The game could be modelled as a Markov decision process but over the past few days I decided to code it in Sage and investigate whether or not I could find out anything cool with regards to strategies. If you're not aware of Sage I thoroughly recommend you taking a look, it's an awesome open source mathematics package. In this instance I used the Partitions function to rapidly obtain various combinations of dice rolls and/or tile options to get the results I wanted.

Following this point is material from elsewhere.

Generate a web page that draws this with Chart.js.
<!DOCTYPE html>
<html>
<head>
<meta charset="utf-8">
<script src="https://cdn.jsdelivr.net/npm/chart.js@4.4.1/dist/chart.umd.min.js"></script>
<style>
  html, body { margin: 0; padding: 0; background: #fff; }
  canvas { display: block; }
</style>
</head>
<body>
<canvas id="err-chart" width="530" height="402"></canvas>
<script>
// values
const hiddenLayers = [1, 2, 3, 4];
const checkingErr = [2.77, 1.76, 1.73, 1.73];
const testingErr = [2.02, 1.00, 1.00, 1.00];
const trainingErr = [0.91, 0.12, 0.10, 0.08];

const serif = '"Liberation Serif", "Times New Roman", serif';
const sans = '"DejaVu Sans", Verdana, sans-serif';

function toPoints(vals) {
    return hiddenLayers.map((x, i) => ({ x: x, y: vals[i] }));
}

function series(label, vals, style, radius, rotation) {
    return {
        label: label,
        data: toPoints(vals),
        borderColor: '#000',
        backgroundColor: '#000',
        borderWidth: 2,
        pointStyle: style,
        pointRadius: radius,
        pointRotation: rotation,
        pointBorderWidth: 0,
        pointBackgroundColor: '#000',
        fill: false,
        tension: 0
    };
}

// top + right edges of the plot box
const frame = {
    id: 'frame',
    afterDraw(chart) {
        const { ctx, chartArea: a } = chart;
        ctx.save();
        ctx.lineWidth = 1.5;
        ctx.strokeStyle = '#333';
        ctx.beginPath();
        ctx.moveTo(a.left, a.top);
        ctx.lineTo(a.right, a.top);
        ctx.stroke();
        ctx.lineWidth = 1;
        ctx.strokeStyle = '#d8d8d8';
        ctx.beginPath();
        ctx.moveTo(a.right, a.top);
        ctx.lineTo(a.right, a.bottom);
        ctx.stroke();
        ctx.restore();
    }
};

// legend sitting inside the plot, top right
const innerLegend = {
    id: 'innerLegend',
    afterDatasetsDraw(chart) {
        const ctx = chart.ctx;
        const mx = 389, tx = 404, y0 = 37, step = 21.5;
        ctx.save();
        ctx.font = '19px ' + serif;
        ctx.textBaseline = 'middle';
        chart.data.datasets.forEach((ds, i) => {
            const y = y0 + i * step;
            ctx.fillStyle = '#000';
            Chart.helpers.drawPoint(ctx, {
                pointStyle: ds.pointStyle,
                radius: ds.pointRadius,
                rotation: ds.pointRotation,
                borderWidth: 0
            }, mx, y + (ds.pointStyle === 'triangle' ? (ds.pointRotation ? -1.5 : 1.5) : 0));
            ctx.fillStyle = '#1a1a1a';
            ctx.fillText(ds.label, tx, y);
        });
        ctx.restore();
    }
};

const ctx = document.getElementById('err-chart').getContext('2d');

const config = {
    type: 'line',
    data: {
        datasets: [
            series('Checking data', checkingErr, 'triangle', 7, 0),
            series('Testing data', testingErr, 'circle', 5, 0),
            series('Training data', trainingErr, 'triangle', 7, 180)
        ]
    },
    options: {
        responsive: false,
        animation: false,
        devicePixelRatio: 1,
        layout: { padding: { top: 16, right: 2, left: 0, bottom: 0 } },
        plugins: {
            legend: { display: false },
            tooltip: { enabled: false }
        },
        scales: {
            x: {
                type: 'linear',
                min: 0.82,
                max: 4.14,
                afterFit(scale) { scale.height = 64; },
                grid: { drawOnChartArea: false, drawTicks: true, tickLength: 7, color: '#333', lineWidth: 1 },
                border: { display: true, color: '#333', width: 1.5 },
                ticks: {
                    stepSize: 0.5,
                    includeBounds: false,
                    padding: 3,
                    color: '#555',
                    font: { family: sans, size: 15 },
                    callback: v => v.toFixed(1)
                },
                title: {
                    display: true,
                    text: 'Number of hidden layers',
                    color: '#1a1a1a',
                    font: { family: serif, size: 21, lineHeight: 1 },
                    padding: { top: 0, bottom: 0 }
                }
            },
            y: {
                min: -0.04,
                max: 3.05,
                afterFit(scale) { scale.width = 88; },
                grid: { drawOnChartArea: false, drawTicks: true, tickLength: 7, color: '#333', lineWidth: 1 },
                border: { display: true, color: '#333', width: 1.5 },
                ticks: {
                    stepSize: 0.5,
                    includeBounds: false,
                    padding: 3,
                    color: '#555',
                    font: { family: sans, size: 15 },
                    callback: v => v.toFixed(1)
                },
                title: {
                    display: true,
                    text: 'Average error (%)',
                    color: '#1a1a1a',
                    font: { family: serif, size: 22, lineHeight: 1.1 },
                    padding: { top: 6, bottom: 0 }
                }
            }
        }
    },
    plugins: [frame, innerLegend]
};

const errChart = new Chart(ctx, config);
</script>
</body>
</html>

The code is all in a github repo and I feel I've written an ok README file explaining how it works so if you're interested in playing with it please do! The code basically has two parts, the first allows you to play using the program instead of a game board (with prompts telling you what your available plays are).

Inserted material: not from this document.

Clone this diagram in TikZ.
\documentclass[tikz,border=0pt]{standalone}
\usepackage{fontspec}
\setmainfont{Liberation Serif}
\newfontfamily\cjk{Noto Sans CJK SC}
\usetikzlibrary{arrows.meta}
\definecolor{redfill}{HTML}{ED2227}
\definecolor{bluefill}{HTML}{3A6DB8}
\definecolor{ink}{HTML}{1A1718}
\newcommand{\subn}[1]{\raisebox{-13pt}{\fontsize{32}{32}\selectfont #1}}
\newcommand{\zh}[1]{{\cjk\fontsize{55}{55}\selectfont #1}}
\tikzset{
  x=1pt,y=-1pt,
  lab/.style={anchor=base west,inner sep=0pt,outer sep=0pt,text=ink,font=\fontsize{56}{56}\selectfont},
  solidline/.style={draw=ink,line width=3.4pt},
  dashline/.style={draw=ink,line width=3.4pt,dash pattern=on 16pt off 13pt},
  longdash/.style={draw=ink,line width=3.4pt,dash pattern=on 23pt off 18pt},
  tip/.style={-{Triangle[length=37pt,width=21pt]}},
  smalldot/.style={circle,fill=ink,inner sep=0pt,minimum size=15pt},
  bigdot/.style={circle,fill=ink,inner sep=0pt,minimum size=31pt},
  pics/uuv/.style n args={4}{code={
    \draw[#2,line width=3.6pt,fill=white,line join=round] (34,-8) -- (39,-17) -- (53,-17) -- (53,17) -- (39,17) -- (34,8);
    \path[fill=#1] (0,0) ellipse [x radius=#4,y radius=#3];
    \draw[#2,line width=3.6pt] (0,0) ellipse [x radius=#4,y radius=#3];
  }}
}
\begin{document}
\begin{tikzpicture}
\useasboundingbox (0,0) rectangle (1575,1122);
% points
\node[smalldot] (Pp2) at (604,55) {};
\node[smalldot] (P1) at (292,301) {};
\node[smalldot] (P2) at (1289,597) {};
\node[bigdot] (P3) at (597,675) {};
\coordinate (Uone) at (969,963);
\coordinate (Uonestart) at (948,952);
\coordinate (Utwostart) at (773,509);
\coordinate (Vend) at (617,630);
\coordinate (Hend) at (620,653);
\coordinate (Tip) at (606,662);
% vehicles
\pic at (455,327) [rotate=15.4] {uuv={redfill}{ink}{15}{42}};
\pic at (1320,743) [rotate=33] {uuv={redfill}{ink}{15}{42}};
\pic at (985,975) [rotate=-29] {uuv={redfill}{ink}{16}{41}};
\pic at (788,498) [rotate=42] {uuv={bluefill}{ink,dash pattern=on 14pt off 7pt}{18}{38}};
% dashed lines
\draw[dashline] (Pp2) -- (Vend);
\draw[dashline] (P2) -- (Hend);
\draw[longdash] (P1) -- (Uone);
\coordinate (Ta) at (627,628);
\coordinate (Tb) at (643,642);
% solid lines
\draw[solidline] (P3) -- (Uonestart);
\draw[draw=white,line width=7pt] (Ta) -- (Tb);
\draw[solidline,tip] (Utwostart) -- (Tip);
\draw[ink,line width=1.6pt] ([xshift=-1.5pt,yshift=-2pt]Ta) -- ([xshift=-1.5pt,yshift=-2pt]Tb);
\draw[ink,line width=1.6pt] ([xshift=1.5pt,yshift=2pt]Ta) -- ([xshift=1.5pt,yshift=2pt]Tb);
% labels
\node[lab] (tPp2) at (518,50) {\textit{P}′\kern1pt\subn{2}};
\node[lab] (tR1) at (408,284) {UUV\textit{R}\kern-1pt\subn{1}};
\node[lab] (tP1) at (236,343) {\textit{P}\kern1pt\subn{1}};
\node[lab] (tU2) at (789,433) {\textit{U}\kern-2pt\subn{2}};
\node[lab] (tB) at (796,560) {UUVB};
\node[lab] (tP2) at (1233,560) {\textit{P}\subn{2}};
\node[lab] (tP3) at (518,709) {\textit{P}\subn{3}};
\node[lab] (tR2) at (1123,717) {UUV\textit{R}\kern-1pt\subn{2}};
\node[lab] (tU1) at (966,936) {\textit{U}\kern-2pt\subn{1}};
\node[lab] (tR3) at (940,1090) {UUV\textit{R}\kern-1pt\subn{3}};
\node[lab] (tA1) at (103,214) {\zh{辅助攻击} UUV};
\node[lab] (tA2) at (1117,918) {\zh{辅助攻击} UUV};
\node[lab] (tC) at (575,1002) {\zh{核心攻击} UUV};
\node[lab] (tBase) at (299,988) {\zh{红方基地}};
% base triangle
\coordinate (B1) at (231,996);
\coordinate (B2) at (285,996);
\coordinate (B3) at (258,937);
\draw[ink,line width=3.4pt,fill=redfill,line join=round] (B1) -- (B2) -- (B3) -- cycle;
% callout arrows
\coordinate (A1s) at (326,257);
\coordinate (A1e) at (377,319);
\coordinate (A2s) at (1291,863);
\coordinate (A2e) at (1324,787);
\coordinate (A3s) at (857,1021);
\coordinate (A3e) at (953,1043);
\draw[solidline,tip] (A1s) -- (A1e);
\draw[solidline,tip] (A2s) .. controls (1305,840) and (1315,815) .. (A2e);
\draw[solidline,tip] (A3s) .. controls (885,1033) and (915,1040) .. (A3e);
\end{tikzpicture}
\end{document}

Here's a quick screencast of me demonstrating some of the code:

The second part of the code allows for strategies to be written that play the game automatically ("autoplay"). I've considered 4 strateges:
  • Random (Just randomly pick any potential tile combination)
  • Shortest (Choose the tile combination that has shortest length: i.e. [3] instead of [1,2] ~ in case of a tie pick randomly)
  • Longest (Choose the tile combination that has longest length: i.e. [1,2] instead of [3] ~ in case of a tie pick randomly)
  • Greedy. This chooses the tile combination that ensures the best possible chance of the game not ending on the next go. This is calculated by summing the probabilities of obtaining a dice roll that could be obtained.
I've been leaving my computer run the code in the background for a while now so here are some early results. I've got over 90000 instances for Greedy and Random with over 40000 instances for the other two which I thought of later (EDIT: I know have over 400000 instances...). I've collected (as and when one of my home boxes was ideal) more data since writing this and the file is available for anyone to play with here. If I've made any mistakes with my analysis, I'd love to hear it!.

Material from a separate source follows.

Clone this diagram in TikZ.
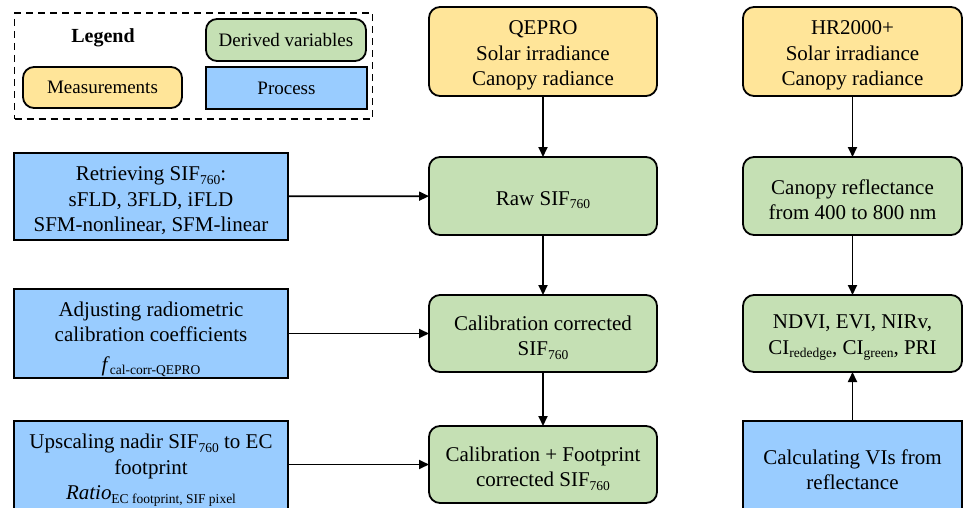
\documentclass[tikz,border=0pt]{standalone}
\usepackage{fontspec}
\setmainfont{Liberation Serif}
\usetikzlibrary{arrows.meta}
\definecolor{measY}{RGB}{255,229,153}
\definecolor{derG}{RGB}{197,224,180}
\definecolor{procB}{RGB}{153,204,255}
\newcommand\mysub[1]{\raisebox{-0.35ex}{\fontsize{13.5}{14}\selectfont #1}}
\newcommand\tup[1][22.5pt]{\rule{0pt}{#1}}
\tikzset{
  base/.style={draw=black, line width=1.8pt, inner sep=0pt, outer sep=0pt, align=center},
  bigtext/.style={font=\fontsize{21}{25.5}\selectfont},
  legtext/.style={font=\fontsize{19}{22}\selectfont},
  measfill/.style={fill=measY, rounded corners=11pt},
  derivfill/.style={fill=derG, rounded corners=11pt},
  procfill/.style={fill=procB},
  meas/.style={base, bigtext, measfill},
  deriv/.style={base, bigtext, derivfill},
  proc/.style={base, bigtext, procfill},
  conn/.style={line width=1.8pt, -{Triangle[length=10pt,width=9pt]}},
}
\begin{document}
\begin{tikzpicture}[x=1pt,y=-1pt]
\useasboundingbox (0,0) rectangle (963,508);
\clip (0,0) rectangle (963,508);
% legend
\node (legbox) [draw=black, line width=1.5pt, dash pattern=on 7pt off 5pt, minimum width=358pt, minimum height=106pt, inner sep=0pt] at (193.5,66) {};
\node (legtitle) [font=\fontsize{20}{22}\selectfont\bfseries] at (103,38) {Legend};
\node (legD) [base, legtext, derivfill, minimum width=160pt, minimum height=42pt] at (286,40) {Derived variables};
\node (legM) [base, legtext, measfill, minimum width=159pt, minimum height=41pt] at (102.5,87.5) {Measurements};
\node (legP) [base, legtext, procfill, minimum width=161pt, minimum height=42pt] at (286.5,88) {Process};
% middle column
\node (qepro) [meas, minimum width=228pt, minimum height=89pt] at (543,51.5) {\tup QEPRO\\Solar irradiance\\Canopy radiance};
\node (raw) [deriv, minimum width=228pt, minimum height=78pt] at (543,196) {\tup Raw SIF\mysub{760}};
\node (cal) [deriv, minimum width=228pt, minimum height=77pt] at (543,333.5) {\tup Calibration corrected\\SIF\mysub{760}};
\node (cf) [deriv, minimum width=228pt, minimum height=77pt] at (543,464.5) {\tup Calibration + Footprint\\corrected SIF\mysub{760}};
% right column
\node (hr) [meas, minimum width=219pt, minimum height=89pt] at (852.5,51.5) {\tup HR2000+\\Solar irradiance\\Canopy radiance};
\node (refl) [deriv, minimum width=219pt, minimum height=78pt] at (852.5,196) {\tup Canopy reflectance\\from 400 to 800 nm};
\node (vis) [deriv, minimum width=219pt, minimum height=77pt] at (852.5,333.5) {\tup NDVI, EVI, NIRv,\\CI\mysub{rededge}, CI\mysub{green}, PRI};
\node (calc) [proc, minimum width=219pt, minimum height=90pt] at (852.5,466) {\tup Calculating VIs from\\reflectance};
% left column
\node (retr) [proc, minimum width=274pt, minimum height=87pt] at (151,196.5) {\tup Retrieving SIF\mysub{760}:\\sFLD, 3FLD, iFLD\\SFM-nonlinear, SFM-linear};
\node (adj) [proc, minimum width=274pt, minimum height=89pt] at (151,333.5) {\tup[26.5pt]Adjusting radiometric\\calibration coefficients\\[4pt]\textit{f}\mysub{cal-corr-QEPRO}};
\node (up) [proc, minimum width=274pt, minimum height=90pt] at (151,466) {\tup Upscaling nadir SIF\mysub{760} to EC\\footprint\\\textit{Ratio}\mysub{EC footprint, SIF pixel}};
% connectors
\draw[conn] (qepro) -- (raw);
\draw[conn] (raw) -- (cal);
\draw[conn] (cal) -- (cf);
\draw[conn] (hr) -- (refl);
\draw[conn] (refl) -- (vis);
\draw[conn] (calc) -- (vis);
\draw[conn] (retr) -- (raw);
\draw[conn] (adj) -- (cal);
\draw[conn] (up.east |- cf.west) -- (cf.west);
\end{tikzpicture}
\end{document}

First of all what does the average score look like:

Greedy_Score   Random_Score     Longest_Score   Shortest_Score  
Min.   : 0.00  Min.   : 0.00    Min.   : 0.00   Min.   : 0.00  
1st Qu.: 6.00  1st Qu.:14.00    1st Qu.:18.00   1st Qu.: 7.00   
Median :11.00  Median :21.00    Median :24.00   Median :11.00
Mean   :11.42  Mean   :20.45    Mean   :24.16   Mean   :12.06  
3rd Qu.:16.00  3rd Qu.:27.00    3rd Qu.:30.00   3rd Qu.:17.00  
Max.   :43.00  Max.   :43.00    Max.   :43.00   Max.   :43.00  

Shortest and Greedy seem to do a fair bit better then the other two. If we take a look at the distribution of the scores that is confirmed:

If we also take a look at the length of the game (i.e. how many total dice rolls there were):

Greedy_Length  Random_Length  Longest_Length  Shortest_Length
Min.   :1.000  Min.   :1.000  Min.   :1.00    Min.   :1.00    
1st Qu.:4.000  1st Qu.:3.000  1st Qu.:2.00    1st Qu.:4.00    
Median :5.000  Median :3.000  Median :3.00    Median :5.00    
Mean   :4.897  Mean   :3.414  Mean   :2.86    Mean   :4.82    
3rd Qu.:6.000  3rd Qu.:4.000  3rd Qu.:4.00    3rd Qu.:6.00    
Max.   :9.000  Max.   :9.000  Max.   :8.00    Max.   :9.00    

We see that games last longer when using Greedy and Shortest. If we look at the distribution we see (I've updated this graph since first publishing this post):

It looks like Greedy might allow for slightly longer games than Shortest. Whether or not playing Shortest or Greedy is actually any different seems interesting. A simple analysis of variance (ANOVA) seems to indicate that there is a significant effect:
Df Sum Sq Mean Sq F value P
stbaov$Method 1 11337 11337 196.3 2e-16
Residuals 127169 7345725 58

This is all experimental of course and analysing whether or not my suggested greedy strategy is indeed the optimal strategy would require some markov decision process modelling. I might look in to this with an undegraduate project student next year.

The tricky part about using the greedy method whilst actually playing the game with friends is that it requires a fair bit of calculation. Nothing that Sage can't handle in a split second but something that could keep people waiting a fair bit if you were to work it out with a pen and paper. Despite the significant statistical difference between the methods this analysis seems to indicate that choosing the shortest set of tiles is a pretty good strategy so if in doubt I recommend choosing that...

If anyone cares enough about all this to fork the code or suggest a different strategy I'd be delighted :) In case you missed it above, here's the github repo:

(On a technical note some of the pre analysis is done using python and the actual graphs seen here are done using R)